One of the things that made the first version of iOS so powerful is the lack of mystery meat.

Mystery meat is when something is hidden in a menu and you have to hunt for it.

For years we've had interfaces where you have to look in menus whether an option exists or not. But iOS did away with all of that.

There is often a lot of discussion about skeuomorphism, but the real usability win in iOS was that every button had a label, and you could clearly see what it was going to do in 90% of cases.

This was a huge usability win, but it also meant that it was much harder to put a lot of functionality into your app.

Over time, things were introduced.

In iOS if there is a table view that goes to a detail view, there is a good chance you can swipe on a table cell to see if there is a faster way to apply some action to that detail view (e.g. deleting an e-mail).

But, the action is also available from the detail view.

Everyone can use the interface... the person who knows the "trick" will just be faster.

These conventions are iOS specific.

One problem is that there are few conventions on the web.

The good news is that most users don't care whether they are on a site or in an app.

As designers we think of a "Mac OS app" or "a website" having totally different conventions.

I ran a usability test for a web application and people were double clicking things all the time.

People say that you should avoid multi level dropdowns.

People say that there shouldn't be right click on the web.

But as more and more complex software moves to the web, we have to look at our user interface options.

Consider Sunrise. You are basically looking at the equivalent of a full calendar application in the browser.

If you can right click to delete an event, that is the most direct action you could take. But it's not possible.

You have to click three times to delete an event. For me, that's not acceptable.

Why would I ever use web software if native software does things in a faster way? If we want to write software on the web that is better than native software we have to fight with the same weapons.

Within the application I used to make this presentation I found a right click menu on images and once I knew it I used it many times.

There is this article called Apple's Flatland, in which the author argues that as Apple's software is progressively getting easier to use, it also becomes less usable over time.

I hate this comic that is going around:

It's very easy to point to hundreds of Google and Apple-made software parts that are just as complex as the above screenshot.

It is so easy to go down a rabbit hole of complexity.

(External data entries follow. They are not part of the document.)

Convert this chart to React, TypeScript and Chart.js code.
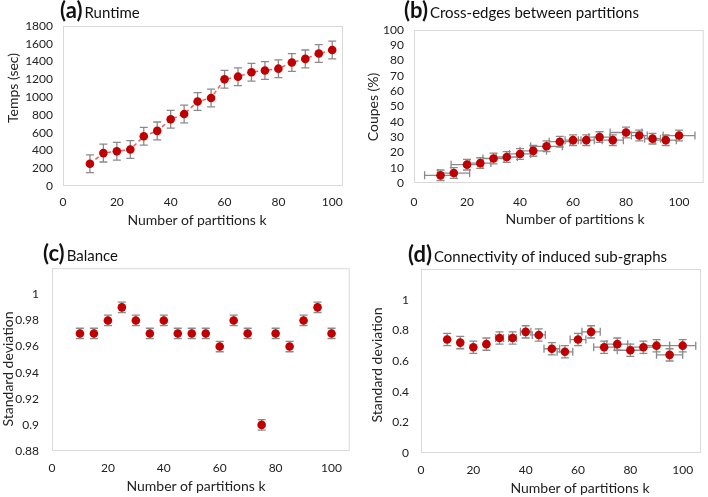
import React, { useEffect, useRef } from "react";
import { Chart, registerables } from "chart.js";

Chart.register(...registerables);

// ---------------- data ----------------
const partitionsK = [10, 15, 20, 25, 30, 35, 40, 45, 50, 55, 60, 65, 70, 75, 80, 85, 90, 95, 100];

const runtimeSec = [250, 370, 390, 410, 560, 620, 750, 810, 950, 990, 1200, 1230, 1280, 1300, 1320, 1390, 1430, 1490, 1530];
const runtimeErr = [100, 100, 100, 100, 100, 100, 100, 100, 100, 100, 100, 100, 100, 100, 100, 100, 100, 100, 100];

const crossEdgesPct = [5, 6.5, 12, 13, 16, 17, 19, 21, 24, 27, 28, 28, 30, 28, 33, 31, 29, 28, 31];
const crossEdgesYErr = [3.5, 3.5, 3.5, 3.5, 3.5, 3.5, 3.5, 3.5, 3.5, 3.5, 3.5, 3.5, 3.5, 3.5, 3.5, 3.5, 3.5, 3.5, 3.5];
const crossEdgesXErr = [6, 6, 6, 4, 4, 4, 4, 5, 6, 4, 3, 3, 4, 4, 6, 3, 3, 4, 6];

const balanceStd = [0.97, 0.97, 0.98, 0.99, 0.98, 0.97, 0.98, 0.97, 0.97, 0.97, 0.96, 0.98, 0.97, 0.9, 0.97, 0.96, 0.98, 0.99, 0.97];
const balanceErr = [0.004, 0.004, 0.004, 0.004, 0.004, 0.004, 0.004, 0.004, 0.004, 0.004, 0.004, 0.004, 0.004, 0.004, 0.004, 0.004, 0.004, 0.004, 0.004];

const connectivityStd = [0.74, 0.72, 0.69, 0.71, 0.75, 0.75, 0.79, 0.77, 0.68, 0.66, 0.74, 0.79, 0.69, 0.71, 0.67, 0.69, 0.7, 0.64, 0.7];
const connectivityYErr = [0.04, 0.04, 0.04, 0.04, 0.04, 0.04, 0.04, 0.04, 0.04, 0.04, 0.04, 0.04, 0.04, 0.04, 0.04, 0.04, 0.04, 0.04, 0.04];
const connectivityXErr = [0, 0, 0, 0, 1.5, 1.5, 2, 2.5, 3, 3, 3, 3.5, 4, 4, 5, 5, 5, 5, 5];

const xTickLabels = ["0", "20", "40", "60", "80", "100"];
const xAxisTitle = "Number of partitions k";

// ---------------- styling ----------------
const FONT = "Lato, 'Open Sans', sans-serif";
const TEXT = "#222222";
const MARKER = "#C00000";
const ERR = "#8a8a8a";
const FRAME = "#d9d9d9";

const errorBarPlugin = {
  id: "errorBars",
  beforeDatasetsDraw(chart: any, _args: any, opts: any) {
    const { ctx, chartArea, scales } = chart;
    const x = scales.x;
    const y = scales.y;
    ctx.save();
    ctx.strokeStyle = FRAME;
    ctx.lineWidth = 1;
    ctx.strokeRect(chartArea.left + 0.5, chartArea.top + 0.5, chartArea.right - chartArea.left - 1, chartArea.bottom - chartArea.top - 1);
    ctx.strokeStyle = ERR;
    ctx.lineWidth = 1.3;
    const cap = 4;
    const pts = chart.data.datasets[0].data as { x: number; y: number }[];
    pts.forEach((p, i) => {
      const px = x.getPixelForValue(p.x);
      const py = y.getPixelForValue(p.y);
      const ye = opts.yErr ? opts.yErr[i] : 0;
      const xe = opts.xErr ? opts.xErr[i] : 0;
      if (ye) {
        const t = y.getPixelForValue(p.y + ye);
        const b = y.getPixelForValue(p.y - ye);
        ctx.beginPath();
        ctx.moveTo(px, t);
        ctx.lineTo(px, b);
        ctx.moveTo(px - cap, t);
        ctx.lineTo(px + cap, t);
        ctx.moveTo(px - cap, b);
        ctx.lineTo(px + cap, b);
        ctx.stroke();
      }
      if (xe) {
        const l = x.getPixelForValue(p.x - xe);
        const r = x.getPixelForValue(p.x + xe);
        ctx.beginPath();
        ctx.moveTo(l, py);
        ctx.lineTo(r, py);
        ctx.moveTo(l, py - cap);
        ctx.lineTo(l, py + cap);
        ctx.moveTo(r, py - cap);
        ctx.lineTo(r, py + cap);
        ctx.stroke();
      }
    });
    ctx.restore();
  },
};

type PanelProps = {
  box: { left: number; top: number; width: number; height: number };
  area: { l: number; t: number; r: number; b: number };
  xMax: number;
  yMin: number;
  yMax: number;
  yStep: number;
  yLabelMax: number;
  values: number[];
  yErr: number[];
  xErr?: number[];
  line?: boolean;
  yPad: number;
  xPad: number;
};

function Panel(props: PanelProps) {
  const ref = useRef<HTMLCanvasElement | null>(null);
  useEffect(() => {
    if (!ref.current) return;
    const { box, area } = props;
    const chart = new Chart(ref.current, {
      type: "scatter",
      data: {
        datasets: [
          {
            data: partitionsK.map((k, i) => ({ x: k, y: props.values[i] })),
            showLine: !!props.line,
            borderColor: "rgba(225,70,70,0.85)",
            borderWidth: 1.5,
            borderDash: [4, 3],
            pointRadius: 4.3,
            pointBackgroundColor: MARKER,
            pointBorderColor: MARKER,
            pointBorderWidth: 0,
          },
        ],
      },
      options: {
        animation: false,
        responsive: true,
        maintainAspectRatio: false,
        layout: {
          padding: { left: 0, top: area.t - box.top, right: box.left + box.width - area.r, bottom: 0 },
        },
        plugins: {
          legend: { display: false },
          tooltip: { enabled: false },
          errorBars: { yErr: props.yErr, xErr: props.xErr },
        } as any,
        scales: {
          x: {
            type: "linear",
            min: 0,
            max: props.xMax,
            grid: { display: false, drawTicks: false },
            border: { display: false },
            afterFit: (s: any) => {
              s.height = box.top + box.height - area.b;
            },
            afterBuildTicks: (s: any) => {
              s.ticks = xTickLabels.map((t) => ({ value: Number(t) }));
            },
            ticks: {
              padding: props.xPad,
              color: TEXT,
              autoSkip: false,
              font: { family: FONT, size: 12 },
              maxRotation: 0,
              callback: (v: any) => String(v),
            },
          },
          y: {
            type: "linear",
            min: props.yMin,
            max: props.yMax,
            grid: { display: false, drawTicks: false },
            border: { display: false },
            afterFit: (s: any) => {
              s.width = area.l - box.left;
            },
            ticks: {
              stepSize: props.yStep,
              includeBounds: false,
              autoSkip: false,
              padding: props.yPad,
              color: TEXT,
              font: { family: FONT, size: 12 },
              callback: (v: any) => (Number(v) > props.yLabelMax + 1e-9 ? "" : String(+Number(v).toFixed(2))),
            },
          },
        },
      },
      plugins: [errorBarPlugin],
    } as any);
    return () => chart.destroy();
  }, []);
  const { box } = props;
  return (
    <div style={{ position: "absolute", left: box.left, top: box.top, width: box.width, height: box.height }}>
      <canvas ref={ref} />
    </div>
  );
}

function PanelTitle({ left, baseline, tag, text }: { left: number; baseline: number; tag: string; text: string }) {
  return (
    <div
      style={{
        position: "absolute",
        left,
        top: baseline - 19,
        display: "flex",
        alignItems: "baseline",
        fontFamily: FONT,
        color: "#111",
        whiteSpace: "nowrap",
        lineHeight: 1,
      }}
    >
      <span style={{ fontSize: 22, fontWeight: 700, marginRight: 2 }}>{tag}</span>
      <span style={{ fontSize: 15 }}>{text}</span>
    </div>
  );
}

function AxisTitle({ cx, cy, text, vertical }: { cx: number; cy: number; text: string; vertical?: boolean }) {
  return (
    <div
      style={{
        position: "absolute",
        left: cx,
        top: cy,
        transform: `translate(-50%, -50%)${vertical ? " rotate(-90deg)" : ""}`,
        fontFamily: FONT,
        fontSize: 14,
        color: TEXT,
        whiteSpace: "nowrap",
        lineHeight: 1,
      }}
    >
      {text}
    </div>
  );
}

export default function App() {
  return (
    <div style={{ position: "absolute", left: 0, top: 0, width: 708, height: 497, background: "#fff", overflow: "hidden" }}>
      <Panel
        box={{ left: 0, top: 0, width: 354, height: 248 }}
        area={{ l: 63, t: 26, r: 343, b: 186 }}
        xMax={104}
        yMin={0}
        yMax={1800}
        yStep={200}
        yLabelMax={1800}
        values={runtimeSec}
        yErr={runtimeErr}
        line
        yPad={10}
        xPad={9}
      />
      <Panel
        box={{ left: 354, top: 0, width: 354, height: 248 }}
        area={{ l: 414, t: 30, r: 707, b: 183 }}
        xMax={109.3}
        yMin={0}
        yMax={100}
        yStep={10}
        yLabelMax={100}
        values={crossEdgesPct}
        yErr={crossEdgesYErr}
        xErr={crossEdgesXErr}
        yPad={10}
        xPad={12}
      />
      <Panel
        box={{ left: 0, top: 248, width: 354, height: 249 }}
        area={{ l: 52, t: 267, r: 352, b: 451 }}
        xMax={106.5}
        yMin={0.88}
        yMax={1.02}
        yStep={0.02}
        yLabelMax={1}
        values={balanceStd}
        yErr={balanceErr}
        yPad={13}
        xPad={10}
      />
      <Panel
        box={{ left: 354, top: 248, width: 354, height: 249 }}
        area={{ l: 421, t: 269, r: 701, b: 453 }}
        xMax={107}
        yMin={0}
        yMax={1.2}
        yStep={0.2}
        yLabelMax={1}
        values={connectivityStd}
        yErr={connectivityYErr}
        xErr={connectivityXErr}
        yPad={12}
        xPad={10}
      />

      <PanelTitle left={60} baseline={18} tag="(a)" text="Runtime" />
      <PanelTitle left={404} baseline={18} tag="(b)" text="Cross-edges between partitions" />
      <PanelTitle left={43} baseline={261} tag="(c)" text="Balance" />
      <PanelTitle left={408} baseline={262} tag="(d)" text="Connectivity of induced sub-graphs" />

      <AxisTitle cx={197} cy={220} text={xAxisTitle} />
      <AxisTitle cx={13} cy={88} text="Temps (sec)" vertical />
      <AxisTitle cx={575} cy={219} text={xAxisTitle} />
      <AxisTitle cx={373} cy={107} text="Coupes (%)" vertical />
      <AxisTitle cx={196} cy={486} text={xAxisTitle} />
      <AxisTitle cx={8} cy={369} text="Standard deviation" vertical />
      <AxisTitle cx={580} cy={488} text={xAxisTitle} />
      <AxisTitle cx={377} cy={365} text="Standard deviation" vertical />
    </div>
  );
}
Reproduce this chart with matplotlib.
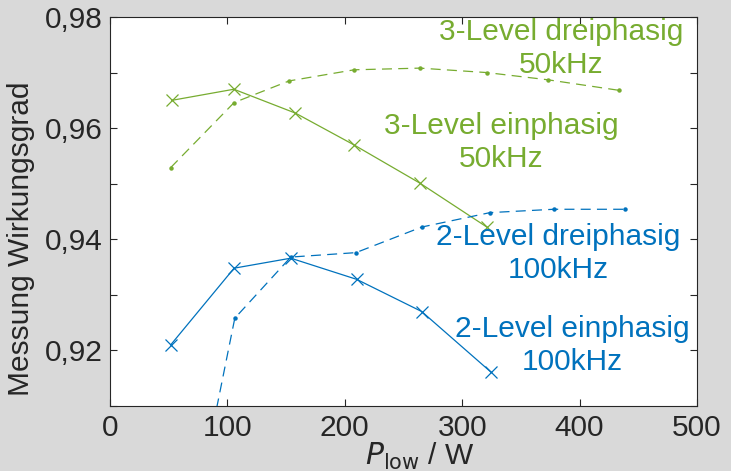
import numpy as np
import matplotlib.pyplot as plt

p_3l_ein = [52.6, 105.5, 158, 207.7, 264, 321]
eta_3l_ein = [0.9650, 0.9670, 0.9627, 0.9570, 0.9501, 0.9422]

p_3l_drei = [51.7, 105.7, 152.6, 208, 264, 321, 373, 433.7]
eta_3l_drei = [0.9529, 0.9646, 0.9685, 0.9705, 0.9708, 0.9700, 0.9687, 0.9668]

p_2l_ein = [51.7, 105.7, 154, 210, 265.5, 324.5]
eta_2l_ein = [0.9210, 0.9348, 0.9366, 0.9328, 0.9270, 0.9161]

p_2l_drei = [52, 106.3, 154, 209.5, 265.5, 323.7, 378, 438.8]
eta_2l_drei = [0.869, 0.9258, 0.9368, 0.9376, 0.9422, 0.9448, 0.9454, 0.9454]

GREEN = '#77AC30'
BLUE = '#0072BD'
TXT = '#262626'
FS = 21.5

plt.rcParams['font.family'] = 'Liberation Sans'

fig = plt.figure(figsize=(7.31, 4.71), dpi=100, facecolor='#D9D9D9')
ax = fig.add_axes([110 / 731, 1 - 406 / 471, 587 / 731, 389 / 471])

ax.plot(p_3l_ein, eta_3l_ein, '-', color=GREEN, lw=0.9, marker='x', ms=9, mew=0.9)
ax.plot(p_3l_drei, eta_3l_drei, '--', color=GREEN, lw=0.9, marker='o', ms=2.2,
        dashes=(8, 5))
ax.plot(p_2l_ein, eta_2l_ein, '-', color=BLUE, lw=0.9, marker='x', ms=9, mew=0.9)
ax.plot(p_2l_drei, eta_2l_drei, '--', color=BLUE, lw=0.9, marker='o', ms=2.2,
        dashes=(8, 5))

ax.set_xlim(0, 500)
ax.set_ylim(0.91, 0.98)
ax.set_xticks([0, 100, 200, 300, 400, 500])
yt = np.round(np.arange(0.91, 0.9801, 0.01), 2)
ax.set_yticks(yt)
ax.set_yticklabels([('%.2f' % v).replace('.', ',') if round(v * 100) % 2 == 0 else ''
                    for v in yt])

ax.tick_params(direction='in', top=True, right=True, length=5, width=0.8,
               colors=TXT, labelsize=FS)
ax.tick_params(axis='x', pad=6)
ax.tick_params(axis='y', pad=5)
for s in ax.spines.values():
    s.set_color(TXT)
    s.set_linewidth(0.8)

ax.set_xlabel(r'$P_{\mathrm{low}}$ / W', fontsize=FS, color=TXT)
ax.xaxis.set_label_coords(0.528, -0.089)
ax.set_ylabel('Messung Wirkungsgrad', fontsize=FS, color=TXT)
ax.yaxis.set_label_coords(-0.128, 0.43)

ax.text(384, 0.9743, '3-Level dreiphasig\n50kHz', color=GREEN, fontsize=FS,
        ha='center', va='center', linespacing=1.25)
ax.text(333, 0.9574, '3-Level einphasig\n50kHz', color=GREEN, fontsize=FS,
        ha='center', va='center', linespacing=1.25)
ax.text(381.7, 0.9374, '2-Level dreiphasig\n100kHz', color=BLUE, fontsize=FS,
        ha='center', va='center', linespacing=1.25)
ax.text(393.6, 0.9209, '2-Level einphasig\n100kHz', color=BLUE, fontsize=FS,
        ha='center', va='center', linespacing=1.25)

fig.savefig('out.png', dpi=100, facecolor=fig.get_facecolor())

When you are solving complex problems, and you don't fully grasp the problem yet, in my experience you will come up with a complex solution.

When your design solution gives your user complex logic choices, take a step back.

I come up with complex solutions all the time while trying to understand a problem. But then I spot myself having made something complicated I try to take a step back and figure out why I arrived at that solution and how I can make it simpler.

Is there some complexity that we can handle for the user?

The key is hiding and showing the right parts of the user interface at the right time. What you are essentially doing is managing complexity.

There is probably something wrong when your user interface design solution is a direct replica of your backend.

There's probably something wrong when you can't explain your solution in simple words.

Through iteration your interface will become better.

John Gruber is absolutely right when he says that people misunderstand Apple when they say that Apple should come out with another break-through product. What Apple does is iterate over products every year, and make them better in the process.

The logical deduction here is that if you take everything away there is no interface, and that is the best interface.

I don't agree with this.

As a user you need some level of certainty that you are doing the right thing, through the right affordances and the right feedback.

If there is no affordance, how are you supposed to know what to do?

Screens are here to stay, and they need better software. We’re ready to work on this challenge. Are you?

Thank you.

Are there any questions? Thanks for your attention!